3) Bessy/Elizabeth Quin who married, in 1814, Captain John Meade RN, who was the son of Reverend Richard Meade and of Mary de Courcy.   Captain John Meade and Elizabeth Quin had a son, General Sir Richard Meade, as well as Charlotte Orpen Meade, Thomas Quin Meade, General John de Courcy Meade, Elizabeth Quin Meade who died in 1883, Mary de Courcy Meade who died in 1890, and Martha Emma Meade.

4) Charlotte Quin who died young in Leeson Street, Dublin, on 2nd July 1806.
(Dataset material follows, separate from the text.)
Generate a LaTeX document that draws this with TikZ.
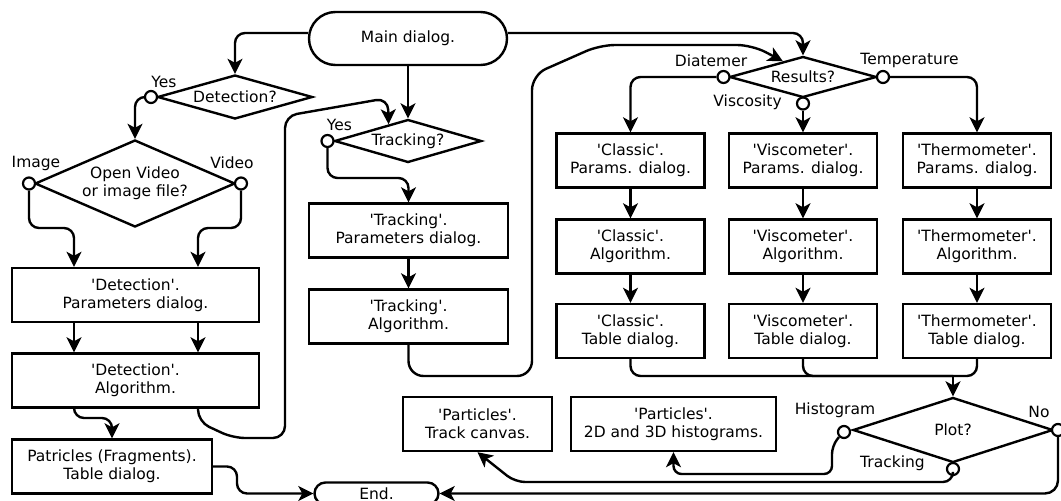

Finally, in Gray’s Inn, London,  in 1784, a Thomas Quin was appointed ‘puisne butler’ on 25th November; later, in 1787, the same man was appointed second butler and panyerman and Steward’s and Chief Butler’s man, in place of Peter Davies who had resigned and been pensioned. Later in the same year, 1787, he was elected Steward and Chief Butler. In 1806,  Thomas Quin, Steward of Gray’s Inn, 2 Holborn Court, gave evidence in the case of Edward Swinney who had been indicted for stealing lead off the roof at Gray’s Inn.  From ‘The Gentleman’s Magazine, Vol.113’:  ‘Aged 68,  Mr.Thomas Quin, many years steward to the Honourable Society of Gray’s Inn; deservedly respected for his integrity, liberality and unassuming manners.’  (1813). 
This Thomas Quin made his will in 1813, but makes no mention of any Irish relations - he mentioned two brothers, William Quin, painter/glazier of Camden Town, and James Quin, yeoman of London, and a son-in-law, Francis Millard. His will was witnessed by John Jeffery Williams of Grays In, a cousin of Thomas Williams of the Bank of Ireland who married Mary Ann Quin;  earlier, in 1788, Thomas Quin of Gray's Inn, London, had witnessed John Jeffery Williams' marriage to Sarah Dignan in St. Leonard's Church, Shoreditch.
Our (possible) paternal great-great-great-great grandfather, John Jeffery Williams, a relation of Thomas Williams of the Bank of Ireland, succeeded Thomas Quin as Steward of Gray’s Inn, the post he held when he died in 1815.